Pharmacy Mistakes Can Be Deadly


By Lynn Fugaro, Staff Writer

You go to a pharmacy and pick up your prescription for pain medication that you’ve taken on and off for a while. After a few days, you start exhibiting paranoid, delusional behavior and everyone who knows you can tell something is wrong. It is possible you’ve been the victim of a pharmacy error, meaning the pharmacist dispensed a psychiatric medication instead of your pain medication, and you’ve had an adverse reaction because you’re not psychotic.

That’s exactly what happened recently at a “big chain” pharmacy when one customer got anti-psychotic medication instead of her usual pain medication. Over the course of the next several days, the woman taking the wrong drug was showing signs of psychosis and was delusional. She went back to her doctor, with the medication she had been given at the pharmacy, and her doctor immediately noticed she was taking the wrong medication.

In this terrifying case, the pills looked exactly the same, which is actually quite common with many different types of medication. There are hundreds of drugs that are manufactured as round, white pills, for instance, and even when the pills don’t look like the ones taken in the past, we trust that the pharmacist dispensed our correct prescribed medication. When generic drugs are dispensed, sometimes there will be slight variations in color or shape, while brand name drugs will always look completely the same every time you get them filled.

Pharmacy Errors: More Common Than You Might Think

We trust that our pharmacist is dispensing what our doctor ordered, but, unfortunately, that is not always the case. In fact, you may be surprised to learn just how common medication mistakes at pharmacies actually are: The Food and Drug Administration (FDA) estimates that 1.3 million people are injured by medication errors every year in this country. For this reason, many personal injury attorneys accept “pharmacist malpractice” claims, and because serious illness and even death may occur after taking the wrong medication, these cases can be very complex, expensive, and time consuming.

Pharmacy errors can happen many different ways. While giving someone the wrong medication is the most serious mistake a pharmacist can make, it is not the only one. Here are some of the most common medication errors made:

  • Wrong dosage
  • Wrong instructions
  • Wrong person receives the medication
  • Wrong warning label
  • Dangerous drug interactions

There are many different reasons pharmacies make these medication errors. People working in a pharmacy may be tired after working long hours, doctors’ handwriting can be difficult to read, and people can be careless not devoting the time and attention necessary to do such an important job. Mistakes in the medical industry cost lives, and making a medication error is one of the most serious types of medical malpractice because people often don’t realize they’ve taken the wrong medication until they have become ill or suffered in some other way.

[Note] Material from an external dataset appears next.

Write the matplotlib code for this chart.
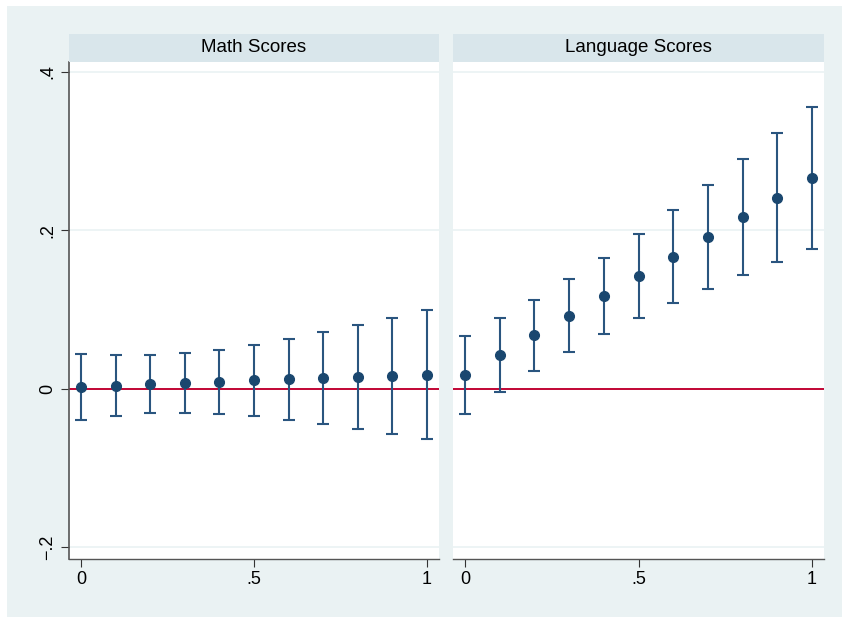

Keep in mind that while a victim of a pharmacy error is taking the wrong medication, he is, at the same time, not getting the medication he was prescribed. So, if you must take hypertension medication to keep your blood pressure stable, and your pharmacist dispenses some other drug that is not your proper medication, then your blood pressure (and your overall health) will surely be affected. Be sure to check your pill bottle’s contents and label very carefully before leaving the pharmacy, and do not hesitate to ask your pharmacist any questions you may have. If you suspect something may be wrong, please contact your doctor immediately and bring the pills to his office.